LRM: Yeah, my mother for some reason has a really raunchy sense of humor, she loves that stuff. As you get older, it gets easier to laugh at stuff like that.

Hackford: Well, I think the interesting thing about this film that I found, the younger the audience, the more they dislike it, because they’re very politically correct.  And this film is not politically correct. This film has a lot of provocative material in it and Jackie Burke is an insult comic, I think that that’s the purpose of comedy–they’re provocateurists, they’re walking and they’re saying things that you don’t want to hear. They’re making you think and respond to things that you are set in your ways against, and if they can make you laugh occasionally, or smile, or just think differently, that’s a value. That’s what I think stand-up comedy really serves in this society.
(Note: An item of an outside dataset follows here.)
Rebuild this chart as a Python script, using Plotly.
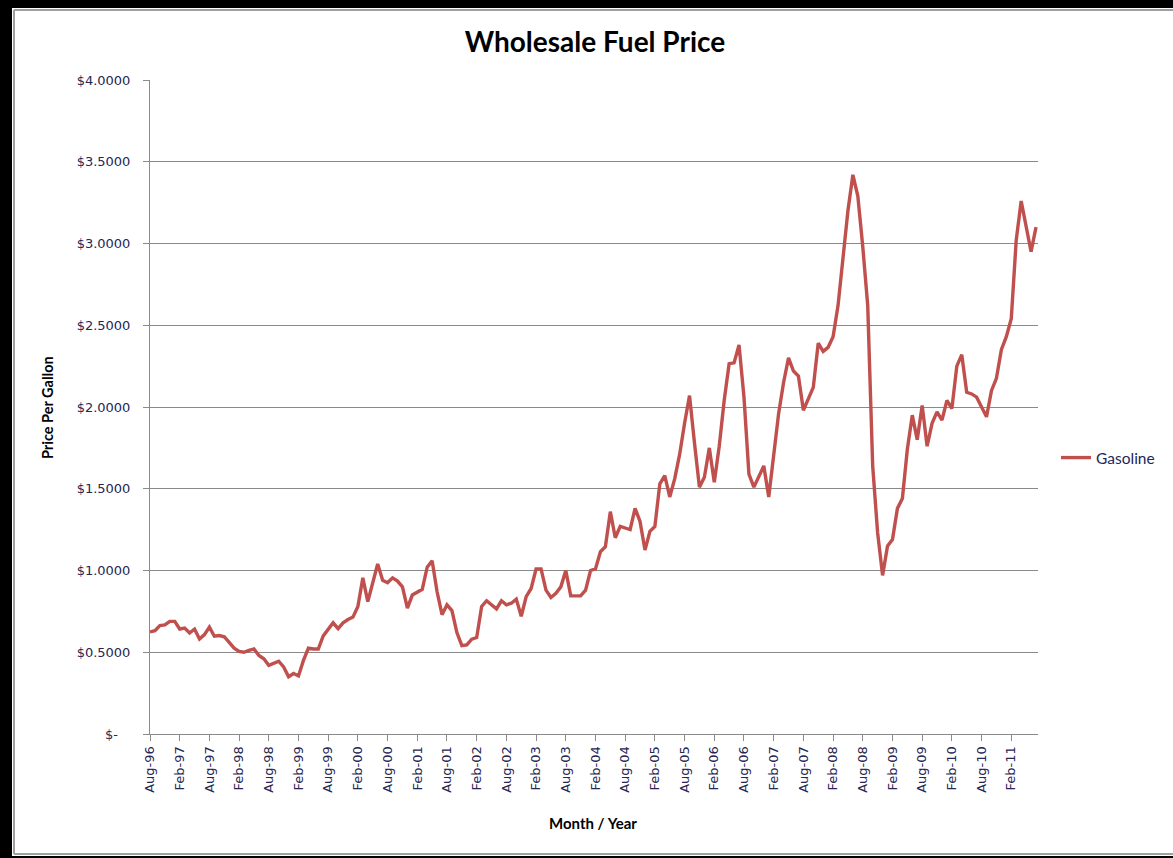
import pandas as pd
import plotly.graph_objects as go

# ---- data (monthly, Aug-1996 .. Jul-2011) ----
start_month = "1996-08-01"
gasoline = [
    0.624, 0.632, 0.663, 0.667, 0.689, 0.689, 0.642, 0.648, 0.618, 0.642,
    0.581, 0.608, 0.654, 0.598, 0.602, 0.595, 0.560, 0.525, 0.505, 0.500,
    0.512, 0.520, 0.480, 0.460, 0.420, 0.435, 0.445, 0.410, 0.350, 0.370,
    0.355, 0.450, 0.525, 0.520, 0.520, 0.600, 0.640, 0.680, 0.645, 0.680,
    0.700, 0.715, 0.780, 0.955, 0.810, 0.930, 1.040, 0.940, 0.925, 0.955,
    0.935, 0.900, 0.770, 0.850, 0.865, 0.885, 1.020, 1.060, 0.870, 0.730,
    0.790, 0.755, 0.620, 0.540, 0.545, 0.580, 0.590, 0.780, 0.815, 0.790,
    0.765, 0.815, 0.790, 0.800, 0.825, 0.720, 0.840, 0.890, 1.010, 1.010,
    0.880, 0.835, 0.860, 0.900, 1.000, 0.845, 0.845, 0.845, 0.880, 1.000,
    1.010, 1.115, 1.145, 1.360, 1.200, 1.270, 1.260, 1.250, 1.380, 1.300,
    1.125, 1.240, 1.270, 1.530, 1.580, 1.450, 1.560, 1.710, 1.900, 2.070,
    1.780, 1.510, 1.570, 1.750, 1.540, 1.760, 2.040, 2.265, 2.270, 2.380,
    2.060, 1.590, 1.510, 1.580, 1.640, 1.450, 1.690, 1.960, 2.150, 2.300,
    2.220, 2.190, 1.980, 2.050, 2.120, 2.390, 2.340, 2.365, 2.430, 2.620,
    2.900, 3.200, 3.420, 3.290, 2.980, 2.620, 1.640, 1.230, 0.970, 1.150,
    1.190, 1.380, 1.440, 1.740, 1.950, 1.800, 2.010, 1.760, 1.900, 1.970,
    1.920, 2.040, 1.990, 2.250, 2.320, 2.090, 2.080, 2.060, 2.000, 1.940,
    2.100, 2.175, 2.350, 2.430, 2.540, 3.020, 3.260, 3.100, 2.950, 3.100,
]
month_labels = list(pd.date_range(start_month, periods=len(gasoline), freq="MS").strftime("%b-%y"))
x_index = list(range(len(gasoline)))
tick_step = 6
x_tickvals = x_index[::tick_step]
x_ticktext = month_labels[::tick_step]
y_tickvals = [0, 0.5, 1.0, 1.5, 2.0, 2.5, 3.0, 3.5, 4.0]
y_ticktext = ["$-\u00a0\u00a0\u00a0"] + ["$%.4f" % v for v in y_tickvals[1:]]

# ---- layout geometry ----
W, H = 1173, 858
L, R, T, B = 150, 1038, 80, 734

def px(xp):
    return (xp - L) / (R - L)

def py(yp):
    return (B - yp) / (B - T)

TXT = "#262654"
GRID = "#8a8a8a"

fig = go.Figure()
fig.add_trace(go.Scatter(
    x=x_index, y=gasoline, mode="lines", name="Gasoline",
    line=dict(color="#C0504D", width=3.4),
))

shapes = [
    dict(type="rect", xref="paper", yref="paper", x0=px(-5), x1=px(12), y0=py(-5), y1=py(H + 5),
         fillcolor="black", line=dict(width=0), layer="above"),
    dict(type="rect", xref="paper", yref="paper", x0=px(-5), x1=px(W + 5), y0=py(-5), y1=py(8),
         fillcolor="black", line=dict(width=0), layer="above"),
    dict(type="rect", xref="paper", yref="paper", x0=px(-5), x1=px(W + 5), y0=py(856), y1=py(H + 5),
         fillcolor="black", line=dict(width=0), layer="above"),
    dict(type="line", xref="paper", yref="paper", x0=px(14), x1=px(W + 5), y0=py(10), y1=py(10),
         line=dict(color="#a0a0a0", width=2)),
    dict(type="line", xref="paper", yref="paper", x0=px(14), x1=px(14), y0=py(10), y1=py(854),
         line=dict(color="#a0a0a0", width=2)),
    dict(type="line", xref="paper", yref="paper", x0=px(14), x1=px(W + 5), y0=py(854), y1=py(854),
         line=dict(color="#a0a0a0", width=2)),
]

annotations = [
    dict(text="<b>Price Per Gallon</b>", xref="paper", yref="paper", x=px(48), y=py(408),
         textangle=-90, showarrow=False, font=dict(family="Lato", size=14.5, color="black"),
         xanchor="center", yanchor="middle"),
    dict(text="<b>Month / Year</b>", xref="paper", yref="paper", x=px(593), y=py(823),
         showarrow=False, font=dict(family="Lato", size=15, color="black"),
         xanchor="center", yanchor="middle"),
]

fig.update_layout(
    width=W, height=H,
    margin=dict(l=L, r=W - R, t=T, b=H - B),
    paper_bgcolor="white", plot_bgcolor="white",
    title=dict(text="<b>Wholesale Fuel Price</b>", x=595 / W, xref="container", xanchor="center",
               y=1 - 42 / H, yref="container", yanchor="middle",
               font=dict(family="Lato", size=28, color="black")),
    showlegend=True,
    legend=dict(x=px(1056), y=py(458), xanchor="left", yanchor="middle",
                font=dict(family="Lato", size=15.5, color=TXT), bgcolor="rgba(0,0,0,0)"),
    shapes=shapes,
    annotations=annotations,
)
fig.update_xaxes(
    range=[0, 179.4], tickmode="array", tickvals=x_tickvals, ticktext=x_ticktext,
    tickangle=-90, ticks="outside", ticklen=6, tickcolor=GRID,
    showline=True, linecolor=GRID, linewidth=1, showgrid=False, zeroline=False,
    tickfont=dict(family="DejaVu Sans", size=13, color=TXT),
)
fig.update_yaxes(
    range=[0, 4], tickmode="array", tickvals=y_tickvals, ticktext=y_ticktext,
    ticks="outside", ticklen=6, tickcolor=GRID, ticklabelstandoff=10,
    showline=True, linecolor=GRID, linewidth=1, showgrid=True, gridcolor=GRID, gridwidth=1,
    zeroline=False,
    tickfont=dict(family="DejaVu Sans", size=13, color=TXT),
)

fig.write_html(
    "out.html",
    config={"displayModeBar": False},
    post_script="document.body.style.margin='0';document.body.style.overflow='hidden';",
)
So in this instance, as I said, I don’t care if the audience likes him or not, but watching his journey and the fact that he refuses to accept.. you know, you meet him and his career is in Siberia, and he refuses to give up, and you got Charles Grodin saying, “Come on, sit down, the fire’s going, let’s play Pinochle.” That’s one pass, he won’t do it, that to me is a good message.
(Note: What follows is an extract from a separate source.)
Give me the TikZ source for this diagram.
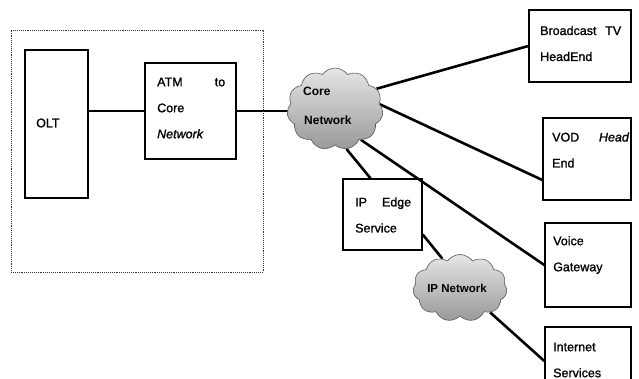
\documentclass[tikz,border=0pt]{standalone}
\usepackage{fontspec}
\setmainfont{Liberation Sans}
\newfontfamily\scanfont[FakeBold=1.2]{Liberation Sans}
\usetikzlibrary{shapes.symbols,backgrounds}
\begin{document}
\begin{tikzpicture}[x=1pt,y=-1pt,
  boxnode/.style={draw, line width=1.4pt, inner sep=0pt},
  lbl/.style={inner sep=0pt, align=left, font=\scanfont\fontsize{12.5}{26}\selectfont, anchor=west},
  conn/.style={line width=2.6pt},
  cloudnode/.style={cloud, cloud puffs=11, cloud puff arc=110, draw=gray!70!black, line width=0.6pt, top color=gray!20, bottom color=gray!80, inner sep=0pt},
  cloudlbl/.style={inner sep=0pt, font=\bfseries\fontsize{12}{14}\selectfont}]

\useasboundingbox (0,0) rectangle (639,378);
\clip (0,0) rectangle (639,378);

% outer dotted frame
\node[draw=gray!40!black, densely dotted, line width=0.9pt, minimum width=252pt, minimum height=242pt, inner sep=0pt] (outer) at (137,151) {};

% boxes
\node[boxnode, minimum width=63pt, minimum height=148pt] (olt) at (56.5,124) {};
\node[lbl] (oltt) at (36,123) {OLT};

\node[boxnode, minimum width=91pt, minimum height=96pt] (atm) at (190.5,111) {};
\node[lbl, text width=68pt] (atmt) at (157,108) {ATM\hfill to\\Core\\\textit{Network}};

\node[boxnode, minimum width=102pt, minimum height=72pt] (bcast) at (580,46) {};
\node[lbl, text width=81pt] (bcastt) at (540,43.5) {Broadcast\hfill TV\\HeadEnd};

\node[boxnode, minimum width=88pt, minimum height=82pt] (vod) at (587,159) {};
\node[lbl, text width=77pt] (vodt) at (552,150) {VOD\hfill\textit{Head}\\End};

\node[boxnode, minimum width=86pt, minimum height=84pt] (voice) at (588,265) {};
\node[lbl, text width=70pt] (voicet) at (553,255) {Voice\\Gateway};

\node[boxnode, minimum width=86pt, minimum height=68pt] (internet) at (588,361) {};
\node[lbl, text width=70pt] (internett) at (553,360) {Internet\\Services};

\node[boxnode, minimum width=79pt, minimum height=71pt] (ipedge) at (382.5,214.5) {};
\node[lbl, text width=56pt] (ipedget) at (355,215) {IP\hfill Edge\\Service};

% clouds
\node[cloudnode, minimum width=96pt, minimum height=82pt] (core) at (335,109) {};
\node[cloudlbl, anchor=west] (corel) at (303,91) {Core};
\node[cloudlbl, anchor=west] (corenet) at (304,120) {Network};

\node[cloudnode, minimum width=94pt, minimum height=67pt] (ipnet) at (460,288) {};
\node[cloudlbl, font=\bfseries\fontsize{11.5}{14}\selectfont] (ipnetl) at (457,288) {IP Network};

% connectors
\begin{scope}[on background layer]
\draw[conn] (olt.east |- atm.west) -- (atm.west);
\draw[conn] (atm.east) -- (core.center |- atm.east);
\draw[conn] (core.26) -- (bcast.west);
\draw[conn] (core.6) -- ([yshift=-21pt]vod.west);
\draw[conn] (core.-50) -- (voice.west);
\draw[conn] (core.-74) -- ([xshift=-12pt]ipedge.north);
\draw[conn] ([yshift=-20pt]ipedge.east) -- (ipnet.121);
\draw[conn] (ipnet.-39) -- (internet.west);
\end{scope}
\end{tikzpicture}
\end{document}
LRM: Do you have any idea what you want to do next? You’ve come in like a movie every three years or so, do you kind of always have movies kind of like in a drawer ready to do or are you kind of just-

Hackford: No, this I didn’t develop–this was Bob De Niro’s project, I got invited on. I had developed another film that I hopedto do that didn’t come through. Listen, when you start doing films, it’s harder and harder to do dramas, so this film came on and I jumped right into it, which was lucky for me. You know, listen, I’d like to work all the time, it’s tough. Number one, the message in this film, you know, as an older filmmaker, they go, “Well, come on. Been there, done that.” I feel like Jackie Burke, I’ve got a lot to say and so I’d like to work. This was a really nice opportunity to go back. I mean I only have twenty-seven days to shoot, didn’t have any time, but I hired great people. It was my casting of all the people around Bob, and once you get in that and you realize we’ve got to go for it. It’s just- There’s a refreshing quotient to a film like this.  I want to keep a certain authenticity, and there’s a sense of veracity to it. And at the same time let them go. I didn’t do a lot of takes. Let’s go for it and try to put some life on the screen, and that was fun.